Jonathan Bank and the Mint Theater have earned their well-deserved reputation by staging a long string of exquisitely rendered productions of long-forgotten plays by little-known playwrights in addition to lesser-known works by established names. Their latest show falls into the latter category, a superb adaptation of Lillian Hellman’s second play, Days to Come, which disastrously closed after only seven performances on Broadway in December 1936. Hellman revisited the play in 1971, making “small revisions and emendations,” and it is this version that the Mint is presenting in its revival, which opened Sunday night at the Beckett Theatre at Theatre Row. Coming in between two of Hellman’s biggest successes, The Children’s Hour in 1934 and The Little Foxes in 1939, Days to Come is a timely and relevant drama that recalls Lynn Nottage’s Pulitzer Prize–winning Sweat, about a factory town facing a dilemma in Pennsylvania, as well as the Mint’s previous show, Miles Malleson’s Conflict, which dealt with class and romance in England’s political arena.

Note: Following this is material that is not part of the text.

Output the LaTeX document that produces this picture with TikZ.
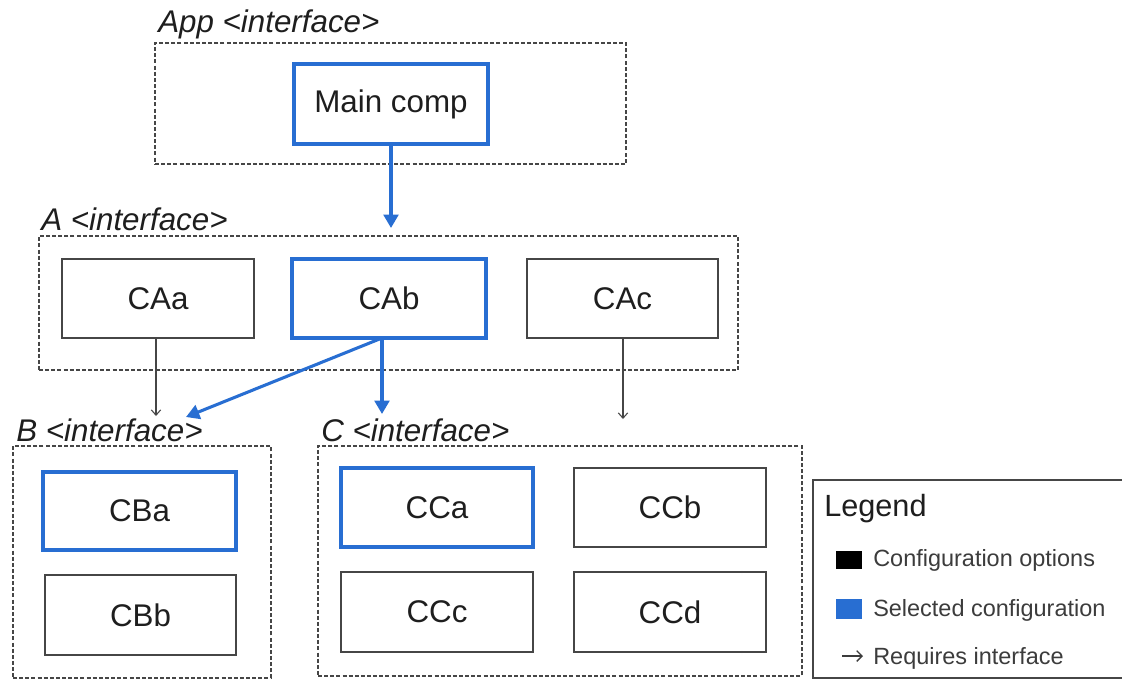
\documentclass[tikz,border=0pt]{standalone}
\usepackage{fontspec}
\setmainfont{Liberation Sans}
\usetikzlibrary{arrows.meta,fit}
\definecolor{selblue}{RGB}{40,110,210}
\definecolor{txt}{RGB}{30,30,30}
\definecolor{legtxt}{RGB}{60,60,60}
\definecolor{boxgray}{RGB}{70,70,70}
\begin{document}
\begin{tikzpicture}[x=0.75pt,y=-0.75pt,
  big/.style={font=\fontsize{23.5}{28}\selectfont, text=txt},
  ifacelabel/.style={font=\fontsize{23.5}{28}\selectfont\itshape, text=txt, anchor=west, inner sep=0},
  container/.style={draw=boxgray, line width=0.9pt, dash pattern=on 3pt off 1.6pt, inner sep=0},
  opt/.style={draw=boxgray, line width=1pt, inner sep=0},
  sel/.style={draw=selblue, line width=2.4pt, inner sep=0},
  selarrow/.style={draw=selblue, line width=2.3pt, -{Triangle[length=10pt,width=11pt]}},
  reqarrow/.style={draw=boxgray, line width=0.8pt, -{Straight Barb[length=4pt,width=7pt]}},
  legtext/.style={font=\fontsize{17.6}{21}\selectfont, text=legtxt, anchor=west, inner sep=0}
]
\clip (0,0) rectangle (1122,679);
\useasboundingbox (0,0) rectangle (1122,679);
\fill[white] (0,0) rectangle (1122,679);

% App
\node[container, fit={(155,43) (626,164)}] (appbox) {};
\node[ifacelabel] (applab) at (158,24) {App <interface>};
\node[sel, fit={(294,64) (488,144)}, label={[big]center:Main comp}] (main) {};

% A
\node[container, fit={(39,236) (738,370)}] (abox) {};
\node[ifacelabel] (alab) at (41,219) {A <interface>};
\node[opt, fit={(62,259) (254,338)}, label={[big]center:CAa}] (caa) {};
\node[sel, fit={(292,259) (486,338)}, label={[big]center:CAb}] (cab) {};
\node[opt, fit={(527,259) (718,338)}, label={[big]center:CAc}] (cac) {};

% B
\node[container, fit={(13,446) (271,678)}] (bbox) {};
\node[ifacelabel] (blab) at (16,430) {B <interface>};
\node[sel, fit={(43,472) (236,550)}, label={[big]center:CBa}] (cba) {};
\node[opt, fit={(45,575) (236,655)}, label={[big]center:CBb}] (cbb) {};

% C
\node[container, fit={(318,446) (802,676)}] (cbox) {};
\node[ifacelabel] (clab) at (321,430) {C <interface>};
\node[sel, fit={(341,468) (533,547)}, label={[big]center:CCa}] (cca) {};
\node[opt, fit={(574,468) (766,547)}, label={[big]center:CCb}] (ccb) {};
\node[opt, fit={(341,572) (533,652)}, label={[big]center:CCc}] (ccc) {};
\node[opt, fit={(574,572) (766,652)}, label={[big]center:CCd}] (ccd) {};

% arrow end points
\coordinate (tA) at (391,228);
\coordinate (cabout) at (382,338);
\coordinate (tB) at (186,417);
\coordinate (tC) at (382,414);
\coordinate (caaout) at (156,338);
\coordinate (tBa) at (156,416);
\coordinate (cacout) at (623,338);
\coordinate (tCc) at (623,419);

\draw[selarrow] (main.south) -- (tA);
\draw[reqarrow] (caaout) -- (tBa);
\draw[selarrow] (cabout) -- (tB);
\draw[selarrow] (cabout) -- (tC);
\draw[reqarrow] (cacout) -- (tCc);

% Legend
\node[draw=boxgray, line width=1pt, fit={(813,480) (1140,678)}, inner sep=0] (legend) {};
\node[font=\fontsize{23}{28}\selectfont, text=txt, anchor=west, inner sep=0] (legtitle) at (824,509) {Legend};
\node[fill=black, minimum width=19.5pt, minimum height=14pt, inner sep=0] (sqk) at (849,560) {};
\node[legtext] (l1) at (873,560) {Configuration options};
\node[fill=selblue, minimum width=19.5pt, minimum height=15pt, inner sep=0] (sqb) at (849,608.5) {};
\node[legtext] (l2) at (873,610) {Selected configuration};
\coordinate (la1) at (842,656);
\coordinate (la2) at (863,656);
\draw[draw=legtxt, line width=1pt, -{Straight Barb[length=4pt,width=8pt]}] (la1) -- (la2);
\node[legtext] (l3) at (873,658) {Requires interface};
\end{tikzpicture}
\end{document}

Days to Come takes place in 1936 in a small Ohio town where the local brush factory workers, led by Thomas Firth (Chris Henry Coffey), are striking for higher wages while the third-generation owner, the gentle, soft-spoken Andrew Rodman (Larry Bull), considers bringing in notorious strike breaker Sam Wilkie (Dan Daily) and his scabs. On the other side, the coolheaded, ultra-serious Leo Whalen (Roderick Hill) has arrived to lead the charge toward unionization. Rodman and Firth are childhood friends who never thought things would come to this, refusing to accept that the relationship between owner and employee is not what it once was. “We make the best brushes in America,” Firth says, defending the quality and skill of the workers. “You tell me a way out, I’ll take it,” Rodman replies. “Seven years ago we were making a lot of money. I can’t stay in business losing it this way.” Rodman is supported by his longtime attorney, the shifty, insensitive Henry Ellicott (Ted Deasy), who appears to be a little too close with Rodman’s free-spirited wife, Julie (Janie Brookshire). Rodman’s sister, the daffy, wasp-tongued Cora (Mary Bacon), keeps getting in the way, saying what’s on her mind regardless of the harm it might cause. She is also suspicious of the Rodmans’ housekeeper, Hannah (Kim Martin-Cotton), who has been helping the strikers. When Wilkie moves his two henchmen, weaselly Mossie Dowd (Geoffrey Allen Murphy) and knuckle-cracking goon Joe Easter (Evan Zes), into the Rodman home to protect the family, tensions mount and serious trouble awaits.
Most of the drama unfolds in the Rodman living room, meticulously designed by Harry Feiner with an austere desk and bar on one side, a curio cabinet with animal figurines on the other, and a garden in the back. (There is a surprise appearance of another room in the second act.) Former Pearl Theatre artistic director J. R. Sullivan’s sensibility is an excellent fit for the Mint, slowly building the tension as the characters develop and the story breathes with an innate elegance, which is echoed in Andrea Varga’s costumes, which further delineate class and social status. The terrific cast is led by Bull (The Coast of Utopia, Nora), who is a kind of everyman and no man at the same time; he might be the scion of a rich family, but he still considers himself a man of the people. He doesn’t flaunt his wealth and power, but he also shies away from making important decisions that have crucial impact on others. Brookshire (Mary Broome, The Mound Builders) is engaging as Andrew’s wife, who is intrigued by the mysterious Whelan. And Daily (The Dining Room, Stupid Fucking Bird) is infuriatingly good as the nefarious Wilkie, a Teflon scoundrel with no sense of decency and no conscience who is only after the almighty dollar, not caring who he breaks along the way.
Shortly before the play opened in 1936, Hellman said, “It’s the family I’m interested in principally. The strike and social manifestations are just backgrounds. It’s the story of innocent people on both sides who are drawn into conflict and events far beyond their comprehension. It’s the saga of a man who started something he cannot stop.” In 1971, she wrote, “It is crowded and over-wrought, but it is a good report of rich liberals in the 1930s, of a labor leader who saw through them, of a modern lost lady, and has in it a correct prediction of how conservative the American labor movement was to become.” Hellman was certainly prescient, both in 1936, as the Great Depression gave way to the Nazis and WWII, and in 1971, as the flower-power 1960s came to a close and the country voted for Richard Nixon. And this revival is being staged at another critical juncture in American history, when income inequality is greater than it’s ever been before, corporations are considered to be people, and many unions have lost their power. “There’s no hate here,” Whalen says cynically early on. “The boss loves the workers, and the workers — the worker [referring to Firth] — loves the boss. In other towns I’ve heard that called something else.” It’s a sad state of affairs, both then and now, but it makes for great theater.